** begin Material provided **

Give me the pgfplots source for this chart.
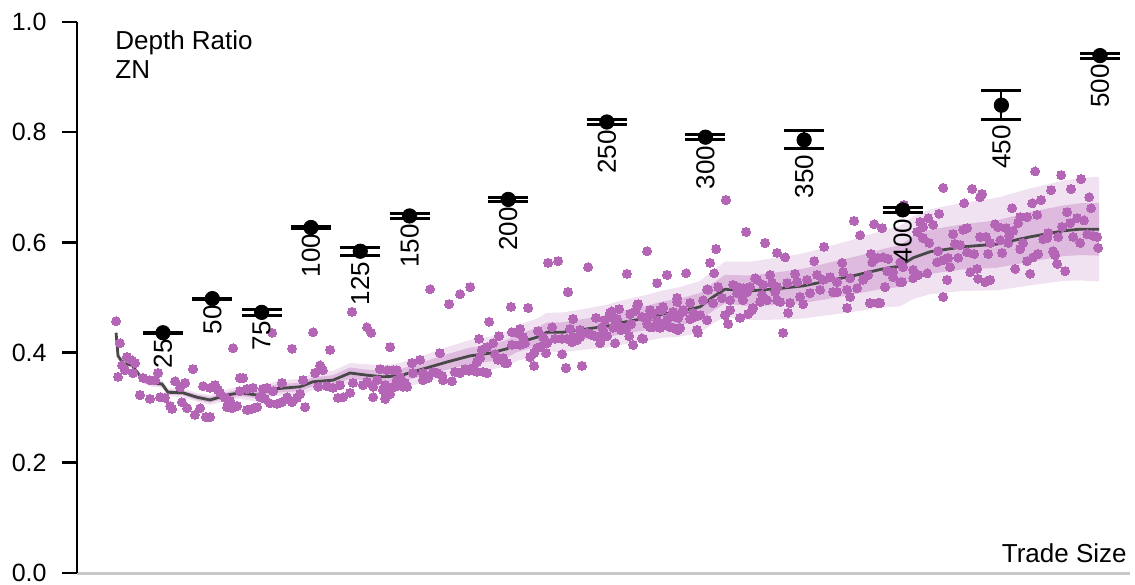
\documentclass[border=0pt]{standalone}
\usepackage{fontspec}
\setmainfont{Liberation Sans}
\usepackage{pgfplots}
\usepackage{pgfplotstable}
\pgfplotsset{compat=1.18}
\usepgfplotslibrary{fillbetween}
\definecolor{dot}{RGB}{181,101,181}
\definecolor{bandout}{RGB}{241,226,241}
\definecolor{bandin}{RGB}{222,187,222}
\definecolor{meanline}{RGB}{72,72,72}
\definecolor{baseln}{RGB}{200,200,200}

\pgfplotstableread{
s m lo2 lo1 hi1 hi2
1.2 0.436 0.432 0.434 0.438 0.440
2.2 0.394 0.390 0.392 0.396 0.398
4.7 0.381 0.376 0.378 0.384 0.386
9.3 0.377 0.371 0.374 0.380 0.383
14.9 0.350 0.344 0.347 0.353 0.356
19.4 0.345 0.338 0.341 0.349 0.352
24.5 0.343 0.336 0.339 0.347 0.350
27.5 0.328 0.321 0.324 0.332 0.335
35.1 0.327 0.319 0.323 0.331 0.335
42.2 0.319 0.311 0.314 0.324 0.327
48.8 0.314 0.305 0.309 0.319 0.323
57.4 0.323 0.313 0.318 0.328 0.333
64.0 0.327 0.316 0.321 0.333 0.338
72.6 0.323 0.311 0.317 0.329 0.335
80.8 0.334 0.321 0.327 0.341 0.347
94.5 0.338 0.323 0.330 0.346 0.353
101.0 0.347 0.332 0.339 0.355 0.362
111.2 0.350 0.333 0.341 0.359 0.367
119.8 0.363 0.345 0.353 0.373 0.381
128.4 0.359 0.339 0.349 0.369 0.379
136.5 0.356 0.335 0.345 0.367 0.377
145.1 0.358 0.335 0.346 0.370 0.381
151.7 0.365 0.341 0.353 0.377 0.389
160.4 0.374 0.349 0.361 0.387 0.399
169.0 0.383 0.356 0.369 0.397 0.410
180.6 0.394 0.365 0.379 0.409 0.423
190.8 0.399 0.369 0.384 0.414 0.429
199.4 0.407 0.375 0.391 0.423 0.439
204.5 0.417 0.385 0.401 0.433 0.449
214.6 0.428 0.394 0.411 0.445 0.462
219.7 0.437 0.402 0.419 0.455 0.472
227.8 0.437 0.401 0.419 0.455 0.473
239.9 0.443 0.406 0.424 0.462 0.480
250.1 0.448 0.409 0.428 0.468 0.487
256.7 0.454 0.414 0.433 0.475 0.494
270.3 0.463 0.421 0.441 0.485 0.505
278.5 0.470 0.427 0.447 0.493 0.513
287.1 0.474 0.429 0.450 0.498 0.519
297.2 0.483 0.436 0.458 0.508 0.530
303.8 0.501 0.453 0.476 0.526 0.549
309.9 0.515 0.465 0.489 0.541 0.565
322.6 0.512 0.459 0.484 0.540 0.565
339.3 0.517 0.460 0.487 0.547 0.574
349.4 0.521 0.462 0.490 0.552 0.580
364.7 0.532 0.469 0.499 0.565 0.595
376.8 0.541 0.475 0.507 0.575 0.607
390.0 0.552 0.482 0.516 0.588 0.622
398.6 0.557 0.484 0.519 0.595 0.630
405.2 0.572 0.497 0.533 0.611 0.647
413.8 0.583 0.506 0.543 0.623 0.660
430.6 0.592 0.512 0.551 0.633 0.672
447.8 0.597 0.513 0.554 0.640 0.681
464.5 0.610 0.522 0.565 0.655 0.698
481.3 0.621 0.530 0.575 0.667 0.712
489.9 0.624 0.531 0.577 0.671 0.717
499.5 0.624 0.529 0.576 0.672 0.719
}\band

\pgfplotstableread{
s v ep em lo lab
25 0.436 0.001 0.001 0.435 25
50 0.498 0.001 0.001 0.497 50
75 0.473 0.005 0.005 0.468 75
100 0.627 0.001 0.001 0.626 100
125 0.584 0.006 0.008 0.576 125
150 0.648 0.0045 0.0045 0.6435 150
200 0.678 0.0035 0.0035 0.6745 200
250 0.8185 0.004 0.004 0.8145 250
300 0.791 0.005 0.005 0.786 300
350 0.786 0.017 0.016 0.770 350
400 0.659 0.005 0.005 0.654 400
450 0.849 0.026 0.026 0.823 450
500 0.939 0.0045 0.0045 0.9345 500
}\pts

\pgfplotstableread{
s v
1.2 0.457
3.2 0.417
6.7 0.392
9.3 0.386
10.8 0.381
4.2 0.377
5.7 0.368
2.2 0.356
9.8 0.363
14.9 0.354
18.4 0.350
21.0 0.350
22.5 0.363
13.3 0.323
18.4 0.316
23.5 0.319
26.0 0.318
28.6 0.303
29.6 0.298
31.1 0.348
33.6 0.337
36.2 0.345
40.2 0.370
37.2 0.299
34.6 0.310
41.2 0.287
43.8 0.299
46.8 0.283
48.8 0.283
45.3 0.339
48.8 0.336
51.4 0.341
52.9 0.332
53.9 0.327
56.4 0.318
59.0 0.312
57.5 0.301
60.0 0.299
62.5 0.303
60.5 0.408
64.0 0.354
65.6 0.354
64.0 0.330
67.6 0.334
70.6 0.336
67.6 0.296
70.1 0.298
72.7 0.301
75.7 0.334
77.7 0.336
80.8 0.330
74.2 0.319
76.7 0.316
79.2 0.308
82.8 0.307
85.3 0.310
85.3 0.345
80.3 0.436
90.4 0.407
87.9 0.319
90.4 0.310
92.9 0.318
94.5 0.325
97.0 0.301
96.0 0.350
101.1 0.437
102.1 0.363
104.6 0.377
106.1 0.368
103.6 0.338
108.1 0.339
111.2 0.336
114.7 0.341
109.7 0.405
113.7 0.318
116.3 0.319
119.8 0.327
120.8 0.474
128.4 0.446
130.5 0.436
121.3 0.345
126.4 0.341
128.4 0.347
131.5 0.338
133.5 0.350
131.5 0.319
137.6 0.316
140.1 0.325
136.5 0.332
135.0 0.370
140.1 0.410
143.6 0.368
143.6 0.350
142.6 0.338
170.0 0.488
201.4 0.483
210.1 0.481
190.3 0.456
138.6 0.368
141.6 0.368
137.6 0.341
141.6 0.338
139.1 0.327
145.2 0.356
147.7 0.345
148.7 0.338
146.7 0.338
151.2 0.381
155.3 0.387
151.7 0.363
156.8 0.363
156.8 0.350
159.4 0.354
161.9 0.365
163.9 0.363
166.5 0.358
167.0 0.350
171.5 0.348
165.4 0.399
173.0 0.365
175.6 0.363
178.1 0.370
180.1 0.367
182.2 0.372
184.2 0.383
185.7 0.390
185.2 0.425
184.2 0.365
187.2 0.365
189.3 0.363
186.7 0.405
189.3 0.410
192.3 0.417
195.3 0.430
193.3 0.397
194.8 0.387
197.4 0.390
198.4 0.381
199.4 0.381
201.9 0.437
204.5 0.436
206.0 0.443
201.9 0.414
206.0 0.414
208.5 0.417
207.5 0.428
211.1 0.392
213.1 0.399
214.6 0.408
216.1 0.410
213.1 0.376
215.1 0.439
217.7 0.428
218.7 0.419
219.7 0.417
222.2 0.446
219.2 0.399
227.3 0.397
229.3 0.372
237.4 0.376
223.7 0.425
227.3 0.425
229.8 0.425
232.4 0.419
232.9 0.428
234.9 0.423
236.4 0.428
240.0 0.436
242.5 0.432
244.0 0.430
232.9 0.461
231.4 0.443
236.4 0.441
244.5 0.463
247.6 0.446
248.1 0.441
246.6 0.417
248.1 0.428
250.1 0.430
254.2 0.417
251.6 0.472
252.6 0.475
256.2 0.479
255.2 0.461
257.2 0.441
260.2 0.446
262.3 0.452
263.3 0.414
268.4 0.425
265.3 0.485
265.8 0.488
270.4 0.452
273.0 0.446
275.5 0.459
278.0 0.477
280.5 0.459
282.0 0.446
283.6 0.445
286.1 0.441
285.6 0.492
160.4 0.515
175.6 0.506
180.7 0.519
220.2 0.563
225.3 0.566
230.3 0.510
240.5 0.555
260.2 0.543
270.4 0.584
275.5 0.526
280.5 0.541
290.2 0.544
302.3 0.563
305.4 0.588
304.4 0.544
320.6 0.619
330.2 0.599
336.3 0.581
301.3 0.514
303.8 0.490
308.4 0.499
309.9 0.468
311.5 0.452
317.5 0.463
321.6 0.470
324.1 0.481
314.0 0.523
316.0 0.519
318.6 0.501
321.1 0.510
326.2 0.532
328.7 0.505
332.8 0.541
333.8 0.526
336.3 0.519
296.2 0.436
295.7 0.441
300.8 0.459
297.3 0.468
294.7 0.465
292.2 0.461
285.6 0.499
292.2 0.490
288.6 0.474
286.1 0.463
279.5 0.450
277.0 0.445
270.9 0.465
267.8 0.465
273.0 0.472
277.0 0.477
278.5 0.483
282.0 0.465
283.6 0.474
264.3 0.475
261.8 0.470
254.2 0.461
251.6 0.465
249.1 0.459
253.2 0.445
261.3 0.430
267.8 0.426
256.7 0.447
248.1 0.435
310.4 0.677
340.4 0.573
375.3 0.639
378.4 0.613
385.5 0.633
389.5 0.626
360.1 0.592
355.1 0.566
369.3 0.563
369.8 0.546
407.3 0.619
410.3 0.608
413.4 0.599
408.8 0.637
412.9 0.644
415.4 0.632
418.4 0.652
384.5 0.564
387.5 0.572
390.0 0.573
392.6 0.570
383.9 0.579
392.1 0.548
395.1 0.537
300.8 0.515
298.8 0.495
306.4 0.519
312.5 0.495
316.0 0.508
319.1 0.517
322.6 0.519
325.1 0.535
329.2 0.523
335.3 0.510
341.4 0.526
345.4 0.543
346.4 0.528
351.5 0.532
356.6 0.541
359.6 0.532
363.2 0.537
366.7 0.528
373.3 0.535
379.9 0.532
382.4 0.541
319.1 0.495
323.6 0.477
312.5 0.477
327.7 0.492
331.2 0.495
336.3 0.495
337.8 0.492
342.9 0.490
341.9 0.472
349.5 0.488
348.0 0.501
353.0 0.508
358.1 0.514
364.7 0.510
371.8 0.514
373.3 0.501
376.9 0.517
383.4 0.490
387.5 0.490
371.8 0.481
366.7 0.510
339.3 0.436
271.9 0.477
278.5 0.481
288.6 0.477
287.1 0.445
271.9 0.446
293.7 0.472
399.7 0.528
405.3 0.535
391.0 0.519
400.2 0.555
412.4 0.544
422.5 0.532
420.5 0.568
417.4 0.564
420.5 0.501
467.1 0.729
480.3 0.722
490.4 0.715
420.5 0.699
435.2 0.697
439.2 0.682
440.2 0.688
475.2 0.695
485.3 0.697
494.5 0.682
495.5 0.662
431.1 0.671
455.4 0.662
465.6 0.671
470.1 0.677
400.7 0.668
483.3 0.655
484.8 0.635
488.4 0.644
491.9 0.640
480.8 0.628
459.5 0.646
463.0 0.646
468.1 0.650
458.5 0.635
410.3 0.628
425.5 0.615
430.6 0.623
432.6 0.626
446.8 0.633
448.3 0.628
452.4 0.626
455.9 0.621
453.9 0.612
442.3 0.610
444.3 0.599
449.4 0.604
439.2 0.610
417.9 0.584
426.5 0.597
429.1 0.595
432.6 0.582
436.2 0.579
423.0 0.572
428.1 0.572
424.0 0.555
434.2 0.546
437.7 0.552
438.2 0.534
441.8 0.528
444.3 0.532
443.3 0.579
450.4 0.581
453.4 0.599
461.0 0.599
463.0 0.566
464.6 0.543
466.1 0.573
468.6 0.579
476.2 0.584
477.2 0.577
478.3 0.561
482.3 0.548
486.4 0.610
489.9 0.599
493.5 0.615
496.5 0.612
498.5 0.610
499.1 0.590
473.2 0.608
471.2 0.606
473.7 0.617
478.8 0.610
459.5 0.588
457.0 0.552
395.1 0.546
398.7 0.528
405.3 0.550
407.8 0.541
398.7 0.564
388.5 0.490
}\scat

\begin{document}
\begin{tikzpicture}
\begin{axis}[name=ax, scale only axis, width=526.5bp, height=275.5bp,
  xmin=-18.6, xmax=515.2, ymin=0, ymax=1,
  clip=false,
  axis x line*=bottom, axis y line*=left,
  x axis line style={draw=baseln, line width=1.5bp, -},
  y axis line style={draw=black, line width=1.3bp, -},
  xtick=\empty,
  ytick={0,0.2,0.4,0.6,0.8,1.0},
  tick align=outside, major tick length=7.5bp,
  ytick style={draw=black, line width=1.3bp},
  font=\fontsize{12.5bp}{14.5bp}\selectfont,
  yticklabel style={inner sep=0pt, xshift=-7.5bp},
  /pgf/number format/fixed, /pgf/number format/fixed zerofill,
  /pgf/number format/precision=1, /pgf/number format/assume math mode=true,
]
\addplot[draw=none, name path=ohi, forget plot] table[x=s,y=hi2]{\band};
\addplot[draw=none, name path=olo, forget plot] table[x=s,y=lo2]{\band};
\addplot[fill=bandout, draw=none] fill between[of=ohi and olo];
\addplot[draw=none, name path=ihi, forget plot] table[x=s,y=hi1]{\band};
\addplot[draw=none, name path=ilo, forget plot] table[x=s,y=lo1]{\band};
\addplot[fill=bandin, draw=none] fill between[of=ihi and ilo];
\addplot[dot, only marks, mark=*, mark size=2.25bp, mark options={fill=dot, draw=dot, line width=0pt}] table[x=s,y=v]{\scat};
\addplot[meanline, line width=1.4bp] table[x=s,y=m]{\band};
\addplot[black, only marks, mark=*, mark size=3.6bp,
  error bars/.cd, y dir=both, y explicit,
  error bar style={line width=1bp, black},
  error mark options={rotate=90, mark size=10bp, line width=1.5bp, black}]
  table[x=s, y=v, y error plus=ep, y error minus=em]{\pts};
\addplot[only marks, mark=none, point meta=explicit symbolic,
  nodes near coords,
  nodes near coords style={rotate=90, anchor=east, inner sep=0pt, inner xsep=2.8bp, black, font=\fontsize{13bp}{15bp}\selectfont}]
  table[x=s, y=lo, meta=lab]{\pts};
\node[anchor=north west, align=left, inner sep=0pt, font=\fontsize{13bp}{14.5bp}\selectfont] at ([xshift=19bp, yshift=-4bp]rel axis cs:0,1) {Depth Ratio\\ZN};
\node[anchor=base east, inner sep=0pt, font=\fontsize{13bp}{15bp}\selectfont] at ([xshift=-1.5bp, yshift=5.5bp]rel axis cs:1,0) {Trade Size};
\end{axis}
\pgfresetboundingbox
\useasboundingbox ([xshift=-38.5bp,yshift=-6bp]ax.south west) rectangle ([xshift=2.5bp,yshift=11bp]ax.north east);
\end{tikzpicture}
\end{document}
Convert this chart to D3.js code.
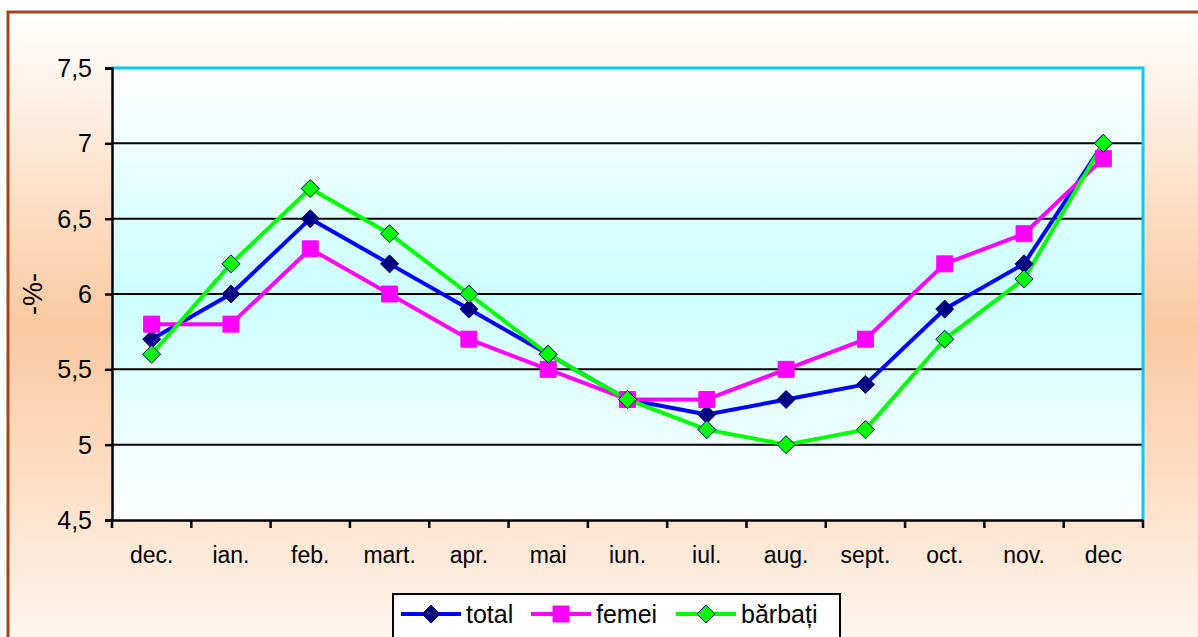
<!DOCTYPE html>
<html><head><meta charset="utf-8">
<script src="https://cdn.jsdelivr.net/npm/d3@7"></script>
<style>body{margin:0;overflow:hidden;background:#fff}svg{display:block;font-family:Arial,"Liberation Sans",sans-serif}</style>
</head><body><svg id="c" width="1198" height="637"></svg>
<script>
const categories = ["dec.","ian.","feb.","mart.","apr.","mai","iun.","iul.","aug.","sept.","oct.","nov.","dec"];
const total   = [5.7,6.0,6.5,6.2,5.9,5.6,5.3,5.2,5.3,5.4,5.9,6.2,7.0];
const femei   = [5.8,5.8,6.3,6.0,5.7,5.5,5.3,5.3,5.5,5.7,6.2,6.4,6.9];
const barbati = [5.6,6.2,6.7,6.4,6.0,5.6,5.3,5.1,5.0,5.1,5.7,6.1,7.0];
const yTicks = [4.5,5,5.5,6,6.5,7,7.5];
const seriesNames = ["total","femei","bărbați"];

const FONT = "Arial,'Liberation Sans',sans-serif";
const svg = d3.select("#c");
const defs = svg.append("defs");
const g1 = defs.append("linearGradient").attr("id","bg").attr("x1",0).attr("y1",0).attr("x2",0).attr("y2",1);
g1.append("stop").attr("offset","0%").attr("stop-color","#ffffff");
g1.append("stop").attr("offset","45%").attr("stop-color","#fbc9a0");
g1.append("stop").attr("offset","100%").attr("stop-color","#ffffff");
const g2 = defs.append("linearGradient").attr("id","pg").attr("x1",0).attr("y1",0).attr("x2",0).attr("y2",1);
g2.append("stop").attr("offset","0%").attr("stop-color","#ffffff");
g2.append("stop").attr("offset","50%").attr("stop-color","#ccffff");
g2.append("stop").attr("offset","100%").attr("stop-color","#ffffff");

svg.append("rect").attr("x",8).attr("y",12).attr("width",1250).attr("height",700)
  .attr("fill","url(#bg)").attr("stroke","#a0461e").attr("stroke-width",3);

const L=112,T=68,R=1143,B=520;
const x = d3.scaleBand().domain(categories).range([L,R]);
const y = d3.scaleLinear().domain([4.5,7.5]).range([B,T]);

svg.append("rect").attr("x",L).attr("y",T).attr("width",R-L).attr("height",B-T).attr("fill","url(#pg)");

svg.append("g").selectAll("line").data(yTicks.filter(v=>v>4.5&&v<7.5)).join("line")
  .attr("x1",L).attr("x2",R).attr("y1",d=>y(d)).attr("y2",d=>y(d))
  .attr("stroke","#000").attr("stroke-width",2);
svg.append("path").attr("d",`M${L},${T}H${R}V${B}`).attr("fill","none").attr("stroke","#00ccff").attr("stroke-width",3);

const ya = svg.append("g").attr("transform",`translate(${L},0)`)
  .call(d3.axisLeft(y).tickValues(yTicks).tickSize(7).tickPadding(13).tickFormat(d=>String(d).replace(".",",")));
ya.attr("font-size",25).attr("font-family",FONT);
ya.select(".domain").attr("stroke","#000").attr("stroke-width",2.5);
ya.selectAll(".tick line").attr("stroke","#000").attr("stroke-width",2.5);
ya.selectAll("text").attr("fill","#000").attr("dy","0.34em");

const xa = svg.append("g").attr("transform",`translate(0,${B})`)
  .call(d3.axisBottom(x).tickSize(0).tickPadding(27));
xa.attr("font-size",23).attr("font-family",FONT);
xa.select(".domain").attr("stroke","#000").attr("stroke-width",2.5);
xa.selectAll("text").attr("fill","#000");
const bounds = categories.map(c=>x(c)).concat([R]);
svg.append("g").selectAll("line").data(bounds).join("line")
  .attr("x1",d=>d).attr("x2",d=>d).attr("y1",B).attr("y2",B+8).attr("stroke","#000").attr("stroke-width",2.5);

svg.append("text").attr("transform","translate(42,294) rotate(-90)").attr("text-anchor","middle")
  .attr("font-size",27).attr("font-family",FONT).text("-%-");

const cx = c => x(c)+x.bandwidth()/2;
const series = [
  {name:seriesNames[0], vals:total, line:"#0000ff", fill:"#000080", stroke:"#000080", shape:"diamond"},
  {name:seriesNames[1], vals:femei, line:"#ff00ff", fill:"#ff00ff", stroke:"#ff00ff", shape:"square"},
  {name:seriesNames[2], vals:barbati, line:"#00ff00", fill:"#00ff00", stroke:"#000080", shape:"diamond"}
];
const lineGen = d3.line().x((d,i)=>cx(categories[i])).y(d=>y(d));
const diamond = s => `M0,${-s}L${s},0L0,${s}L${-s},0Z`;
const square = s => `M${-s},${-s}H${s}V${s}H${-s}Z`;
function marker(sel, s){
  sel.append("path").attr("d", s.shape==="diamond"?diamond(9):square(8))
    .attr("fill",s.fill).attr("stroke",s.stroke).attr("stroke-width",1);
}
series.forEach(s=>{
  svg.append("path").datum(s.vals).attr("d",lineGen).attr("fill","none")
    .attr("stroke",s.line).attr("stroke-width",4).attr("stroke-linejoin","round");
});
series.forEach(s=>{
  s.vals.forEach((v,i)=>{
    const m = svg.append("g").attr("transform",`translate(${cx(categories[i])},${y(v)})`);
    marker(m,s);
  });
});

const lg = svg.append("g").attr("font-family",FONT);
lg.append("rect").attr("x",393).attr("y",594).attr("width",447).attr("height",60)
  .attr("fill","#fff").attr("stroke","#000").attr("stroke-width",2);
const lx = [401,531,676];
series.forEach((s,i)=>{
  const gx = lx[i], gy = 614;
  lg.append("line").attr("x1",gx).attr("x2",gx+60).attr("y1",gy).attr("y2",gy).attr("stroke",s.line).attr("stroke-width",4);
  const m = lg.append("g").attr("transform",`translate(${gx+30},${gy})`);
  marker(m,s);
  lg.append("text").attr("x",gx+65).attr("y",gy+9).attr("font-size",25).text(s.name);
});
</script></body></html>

** end Material provided **

▸ What is required:
What is the number of lines in this listing that contain the word "chart"? Answer with that number and nothing else.

▸ Solution to the problem:
2